[Plotting code records]
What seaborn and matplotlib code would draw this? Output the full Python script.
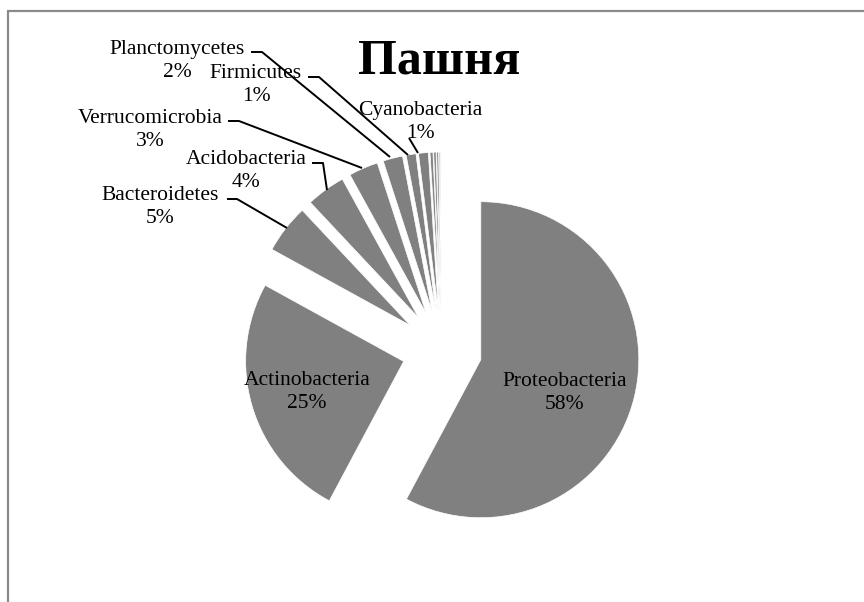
import numpy as np
import matplotlib
matplotlib.use("Agg")
import matplotlib.pyplot as plt
import seaborn as sns
from matplotlib.patches import Rectangle

# Данные: доли филумов (Пашня)
phyla = ['Proteobacteria', 'Actinobacteria', 'Bacteroidetes', 'Acidobacteria',
         'Verrucomicrobia', 'Planctomycetes', 'Firmicutes', 'Cyanobacteria',
         '', '', '', '', '', '']
shares = [57.8, 25.2, 5.0, 4.0, 3.0, 2.0, 1.0, 1.0, 0.3, 0.25, 0.2, 0.12, 0.08, 0.05]
title = 'Пашня'

sns.set_theme(style='white')
plt.rcParams['font.family'] = ['Liberation Serif', 'DejaVu Serif']
plt.rcParams['text.color'] = 'black'

W, H = 864, 602
fig = plt.figure(figsize=(W / 100, H / 100), dpi=100)
ax = fig.add_axes([0, 0, 1, 1])

gray = '#808080'
colors = [gray] * 8 + ['#858585', '#8c8c8c', '#939393', '#9c9c9c', '#a6a6a6', '#b0b0b0']
cx, cy, r = 442, H - 350, 158

# explode в единицах данных (пиксели), все доли отодвинуты одинаково
wedges, _ = ax.pie(shares, colors=colors, explode=[40] * len(shares),
                   startangle=90, counterclock=False, radius=r, center=(cx, cy),
                   wedgeprops=dict(edgecolor='white', linewidth=0.5), frame=True)

ax.set_xlim(0, W)
ax.set_ylim(0, H)
ax.set_aspect('equal')
ax.axis('off')

def py(y):
    return H - y

fs = 15.5
ls = 1.35
# метки внутри
ax.text(565, py(393), f'{phyla[0]}\n{shares[0]:.0f}%', ha='center', va='center',
        fontsize=fs, linespacing=ls)
ax.text(307, py(392), f'{phyla[1]}\n{shares[1]:.0f}%', ha='center', va='center',
        fontsize=fs, linespacing=ls)

# внешние метки: (индекс, центр текста, линия-выноска)
outside = [
    (2, (160, 207), [(227, 199), (237, 199), (287, 228)]),
    (3, (246, 171), [(312, 163), (323, 163), (327, 190)]),
    (4, (150, 130), [(228, 121), (239, 121), (362, 168)]),
    (5, (177, 61), [(251, 52), (262, 52), (390, 157)]),
    (6, (256, 85), [(308, 77), (319, 77), (408, 155)]),
    (7, (420, 122), [(409, 138), (418, 153)]),
]
for i, (tx, ty), pts in outside:
    ax.text(tx, py(ty), f'{phyla[i]}\n{shares[i]:.0f}%', ha='center', va='center',
            fontsize=fs, linespacing=ls)
    xs, ys = zip(*pts)
    ax.plot(xs, [py(v) for v in ys], color='black', lw=1.4, solid_capstyle='butt')

ax.text(439, py(62), title, ha='center', va='center', fontsize=36, fontweight='bold')

ax.add_patch(Rectangle((8, -20), W + 20, py(11) + 20, fill=False,
                       edgecolor='#8a8a8a', lw=1.6, clip_on=True))

fig.savefig('out.png', dpi=100, facecolor='white')
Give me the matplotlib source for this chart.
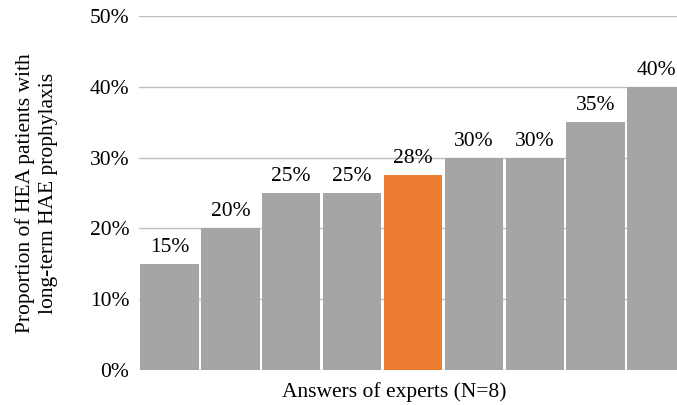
import matplotlib.pyplot as plt
import numpy as np

plt.rcParams['font.family'] = ['Liberation Serif', 'DejaVu Serif']

# answers of the 8 experts plus the mean (orange)
values = [15, 20, 25, 25, 27.5, 30, 30, 35, 40]
labels = ['15%', '20%', '25%', '25%', '28%', '30%', '30%', '35%', '40%']
colors = ['#a5a5a5'] * 4 + ['#ed7d31'] + ['#a5a5a5'] * 4
yticks = [0, 10, 20, 30, 40, 50]

fs = 15.5
fig = plt.figure(figsize=(6.77, 4.05), dpi=100)
ax = fig.add_axes([139 / 677, 35 / 405, 548 / 677, 354 / 405])

x = np.arange(len(values))
bars = ax.bar(x, values, width=0.96, color=colors, zorder=2)
for xi, v, lab in zip(x, values, labels):
    ax.text(xi, v + 1.0, lab, ha='center', va='bottom', fontsize=fs, zorder=3)

ax.set_xlim(-0.5, len(values) - 0.5)
ax.set_ylim(0, 50)
ax.set_yticks(yticks)
ax.set_yticklabels([f'{t}%' for t in yticks], fontsize=fs)
ax.set_xticks([])
ax.tick_params(axis='y', length=0, pad=7)
ax.grid(axis='y', color='#bfbfbf', linewidth=1, zorder=0)
for s in ax.spines.values():
    s.set_visible(False)

ax.set_ylabel('Proportion of HEA patients with\nlong-term HAE prophylaxis', fontsize=fs, linespacing=1.3)
ax.yaxis.set_label_coords(-(139 - 58) / 548, 0.5)
ax.set_xlabel('Answers of experts (N=8)', fontsize=fs)
ax.xaxis.set_label_coords((394 - 139) / 548, -12 / 354)

plt.savefig('out.png', dpi=100)
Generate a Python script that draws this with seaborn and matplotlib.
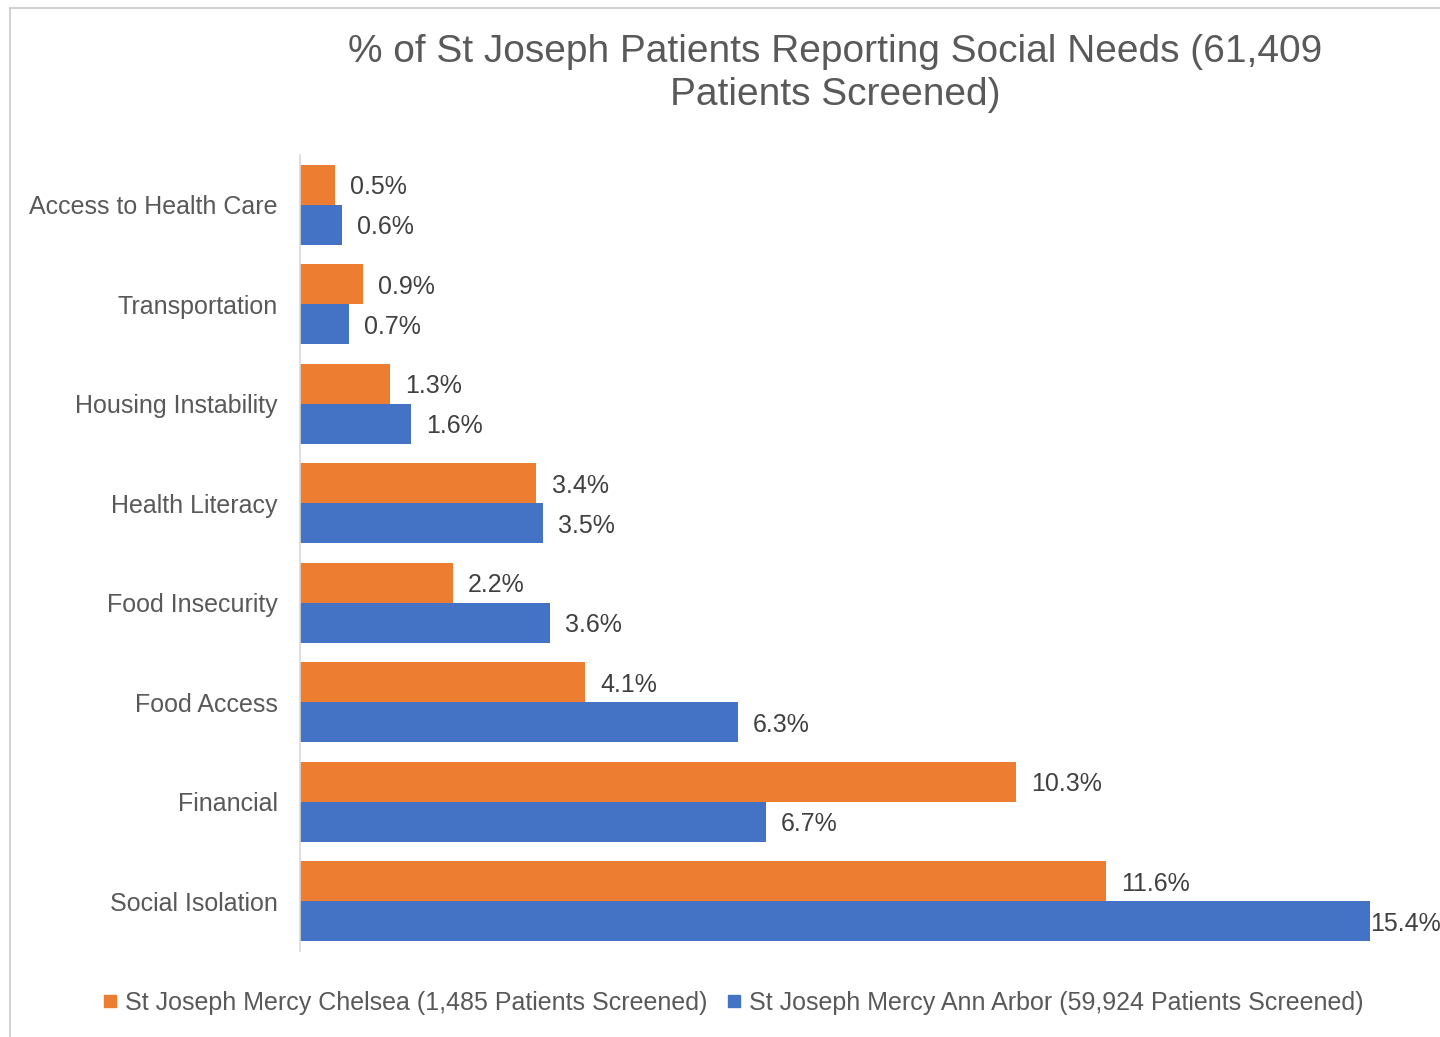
import matplotlib.pyplot as plt
import matplotlib.lines as mlines
import pandas as pd
import seaborn as sns

categories = [
    "Access to Health Care",
    "Transportation",
    "Housing Instability",
    "Health Literacy",
    "Food Insecurity",
    "Food Access",
    "Financial",
    "Social Isolation",
]
chelsea = [0.5, 0.9, 1.3, 3.4, 2.2, 4.1, 10.3, 11.6]
ann_arbor = [0.6, 0.7, 1.6, 3.5, 3.6, 6.3, 6.7, 15.4]
series = [
    "St Joseph Mercy Chelsea (1,485 Patients Screened)",
    "St Joseph Mercy Ann Arbor (59,924 Patients Screened)",
]
colors = ["#ED7D31", "#4472C4"]


def social_needs_chart():
    df = pd.DataFrame(
        {
            "need": categories * 2,
            "pct": chelsea + ann_arbor,
            "site": [series[0]] * len(categories) + [series[1]] * len(categories),
        }
    )

    sns.set_style("white")
    plt.rcParams["font.family"] = ["Liberation Sans", "DejaVu Sans"]

    fig = plt.figure(figsize=(14.4, 10.37), dpi=100)
    ax = fig.add_axes([300 / 1440, 1 - 951 / 1037, 1070 / 1440, 796 / 1037])

    sns.barplot(
        data=df,
        y="need",
        x="pct",
        hue="site",
        hue_order=series,
        order=categories,
        palette=colors,
        orient="h",
        width=0.8,
        saturation=1,
        linewidth=0,
        legend=False,
        ax=ax,
    )

    top = max(max(chelsea), max(ann_arbor))
    for container, values in zip(ax.containers, [chelsea, ann_arbor]):
        for bar, v in zip(container, values):
            # the widest bar has no room for a gap, so its label sits at the end
            pad = 0 if v == top else 11
            ax.annotate(
                f"{v:.1f}%",
                xy=(bar.get_width(), bar.get_y() + bar.get_height() / 2),
                xytext=(pad, 0),
                textcoords="offset points",
                va="center_baseline",
                ha="left",
                fontsize=18,
                color="#404040",
                annotation_clip=False,
            )

    ax.set_xlim(0, 15.4)
    ax.set_xticks([])
    ax.set_xlabel("")
    ax.set_ylabel("")
    ax.tick_params(axis="y", length=0, pad=16, labelsize=18, labelcolor="#595959")
    for side in ["top", "right", "bottom"]:
        ax.spines[side].set_visible(False)
    ax.spines["left"].set_color("#D9D9D9")
    ax.spines["left"].set_linewidth(1.2)

    ax.set_title(
        "% of St Joseph Patients Reporting Social Needs (61,409\nPatients Screened)",
        fontsize=28,
        color="#595959",
        pad=36,
        linespacing=1.25,
    )

    handles = [
        mlines.Line2D([], [], marker="s", linestyle="", color=c, markersize=9)
        for c in colors
    ]
    fig.legend(
        handles,
        series,
        loc="center",
        bbox_to_anchor=(733 / 1440, 1 - 1003 / 1037),
        ncol=2,
        frameon=False,
        fontsize=18,
        labelcolor="#595959",
        handlelength=0.6,
        handletextpad=0.3,
        columnspacing=0.8,
    )

    # outer chart border (top and left edges visible in the crop)
    fig.add_artist(
        mlines.Line2D([10 / 1440, 1], [1 - 8 / 1037, 1 - 8 / 1037],
                      transform=fig.transFigure, color="#C8C8C8", linewidth=1.2)
    )
    fig.add_artist(
        mlines.Line2D([10 / 1440, 10 / 1440], [0, 1 - 8 / 1037],
                      transform=fig.transFigure, color="#C8C8C8", linewidth=1.2)
    )

    fig.savefig("out.png", dpi=100)


if __name__ == "__main__":
    social_needs_chart()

- [What you need to do] Skip the pictures and restate exactly the lines from the beginning of the listing to the line with "from matplotlib.patches import Rectangle", that line included.

- [The response]
What seaborn and matplotlib code would draw this? Output the full Python script.
import numpy as np
import matplotlib
matplotlib.use("Agg")
import matplotlib.pyplot as plt
import seaborn as sns
from matplotlib.patches import Rectangle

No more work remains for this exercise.